Aaru: Halls of Hel by David Meredith

Koren was rescued from his clutches, but Magic Man has bigger plans. Teamed up with Atem, he manages to upload his hybrid creation, Hel, to Aaru’s server, where she proceeds to take control of the quarantined section. Meanwhile, Koren’s life is spinning out of control with her mother probably having an affair and her father drunk most of the time, her boyfriend basically ignoring her and her fans and paparazzi following her everywhere. In the paradise of Aaru, Rose is wondering just who she is, if she’s still the same Rose she was before she arrived, and what her purpose is now.

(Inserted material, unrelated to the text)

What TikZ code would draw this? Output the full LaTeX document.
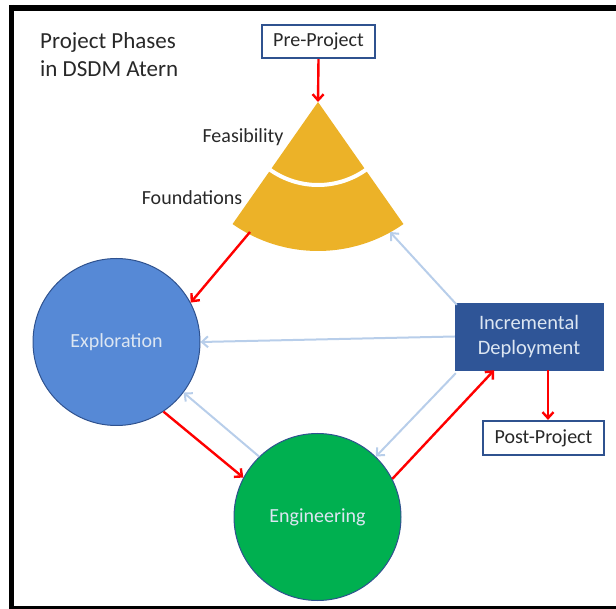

There is a lot going on in Halls of Hel. The pacing is good and it’s easy to keep track of all the various storylines. There is a Huge Major Event right at the end that I didn’t see coming and after it happened, but was not explained immediately, what it actually was was one of many possibilities I thought of. I highly recommend this book (but read the first in the series first or it will make little sense). Aaru really made me think and Halls of Hel was just as thought-provoking. I look forward to seeing where the author takes the series.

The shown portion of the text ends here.